* Supplied information *
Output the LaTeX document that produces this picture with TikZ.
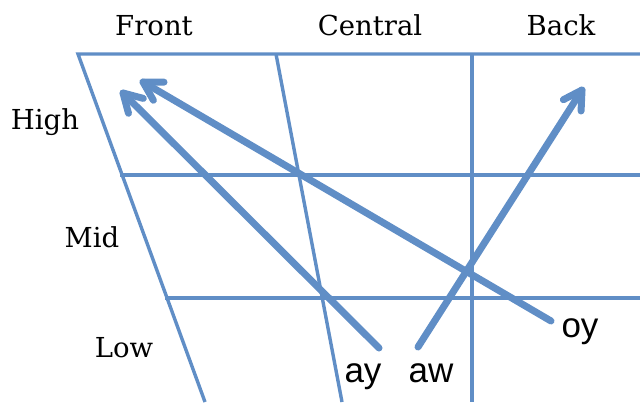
\documentclass[tikz,border=0pt]{standalone}
\usepackage{fontspec}
\setmainfont{DejaVu Serif}
\newfontfamily\labfont{Liberation Sans}
\usetikzlibrary{calc}
\definecolor{gridblue}{RGB}{96,142,198}
\tikzset{
  grid/.style={draw=gridblue, line width=3.4pt},
  glide/.style={draw=gridblue, line width=7pt, line cap=round, line join=round},
  head/.style={font=\fontsize{27.5}{30}\selectfont, anchor=base},
  vowel/.style={font=\labfont\fontsize{35}{37}\selectfont, anchor=base},
}
% arrow from #1 to #2 with a chevron head at #2
\newcommand{\glidearrow}[2]{%
  \draw[glide] (#1) -- (#2);
  \draw[glide] ($(#2)!21pt!-30:(#1)$) -- (#2) -- ($(#2)!21pt!30:(#1)$);
}
\begin{document}
\begin{tikzpicture}[x=1pt,y=-1pt]
\useasboundingbox (0,0) rectangle (640,402);
% grid
\coordinate (TL) at (78,54);
\coordinate (BL) at (205,402);
\coordinate (TC) at (276,54);
\coordinate (BC) at (342,402);
\coordinate (TB) at (472,54);
\coordinate (BB) at (472,402);
\coordinate (TR) at (640,54);
\coordinate (M1L) at (120,175);
\coordinate (M1R) at (640,175);
\coordinate (M2L) at (165,298);
\coordinate (M2R) at (640,298);
\draw[grid] (TR) -- (TL) -- (BL);
\draw[grid] (TC) -- (BC);
\draw[grid] (TB) -- (BB);
\draw[grid] (M1L) -- (M1R);
\draw[grid] (M2L) -- (M2R);
% headers
\node[head] (front) at (154,35) {Front};
\node[head] (central) at (370,35) {Central};
\node[head] (back) at (561,35) {Back};
\node[head] (high) at (45,129) {High};
\node[head] (mid) at (92,247) {Mid};
\node[head] (low) at (124,357) {Low};
% vowels
\node[vowel] (ay) at (363,382) {ay};
\node[vowel] (aw) at (431,382) {aw};
\node[vowel] (oy) at (580,337) {oy};
\coordinate (ayS) at (379,348);
\coordinate (ayE) at (123,93);
\coordinate (awS) at (418,347);
\coordinate (awE) at (582,90);
\coordinate (oyS) at (551,321);
\coordinate (oyE) at (143,82);
\glidearrow{ayS}{ayE}
\glidearrow{awS}{awE}
\glidearrow{oyS}{oyE}
\end{tikzpicture}
\end{document}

* Your goal *
Set the pictures aside and transcribe the data above exactly.

* Result below *
Output the LaTeX document that produces this picture with TikZ.
\documentclass[tikz,border=0pt]{standalone}
\usepackage{fontspec}
\setmainfont{DejaVu Serif}
\newfontfamily\labfont{Liberation Sans}
\usetikzlibrary{calc}
\definecolor{gridblue}{RGB}{96,142,198}
\tikzset{
  grid/.style={draw=gridblue, line width=3.4pt},
  glide/.style={draw=gridblue, line width=7pt, line cap=round, line join=round},
  head/.style={font=\fontsize{27.5}{30}\selectfont, anchor=base},
  vowel/.style={font=\labfont\fontsize{35}{37}\selectfont, anchor=base},
}
% arrow from #1 to #2 with a chevron head at #2
\newcommand{\glidearrow}[2]{%
  \draw[glide] (#1) -- (#2);
  \draw[glide] ($(#2)!21pt!-30:(#1)$) -- (#2) -- ($(#2)!21pt!30:(#1)$);
}
\begin{document}
\begin{tikzpicture}[x=1pt,y=-1pt]
\useasboundingbox (0,0) rectangle (640,402);
% grid
\coordinate (TL) at (78,54);
\coordinate (BL) at (205,402);
\coordinate (TC) at (276,54);
\coordinate (BC) at (342,402);
\coordinate (TB) at (472,54);
\coordinate (BB) at (472,402);
\coordinate (TR) at (640,54);
\coordinate (M1L) at (120,175);
\coordinate (M1R) at (640,175);
\coordinate (M2L) at (165,298);
\coordinate (M2R) at (640,298);
\draw[grid] (TR) -- (TL) -- (BL);
\draw[grid] (TC) -- (BC);
\draw[grid] (TB) -- (BB);
\draw[grid] (M1L) -- (M1R);
\draw[grid] (M2L) -- (M2R);
% headers
\node[head] (front) at (154,35) {Front};
\node[head] (central) at (370,35) {Central};
\node[head] (back) at (561,35) {Back};
\node[head] (high) at (45,129) {High};
\node[head] (mid) at (92,247) {Mid};
\node[head] (low) at (124,357) {Low};
% vowels
\node[vowel] (ay) at (363,382) {ay};
\node[vowel] (aw) at (431,382) {aw};
\node[vowel] (oy) at (580,337) {oy};
\coordinate (ayS) at (379,348);
\coordinate (ayE) at (123,93);
\coordinate (awS) at (418,347);
\coordinate (awE) at (582,90);
\coordinate (oyS) at (551,321);
\coordinate (oyE) at (143,82);
\glidearrow{ayS}{ayE}
\glidearrow{awS}{awE}
\glidearrow{oyS}{oyE}
\end{tikzpicture}
\end{document}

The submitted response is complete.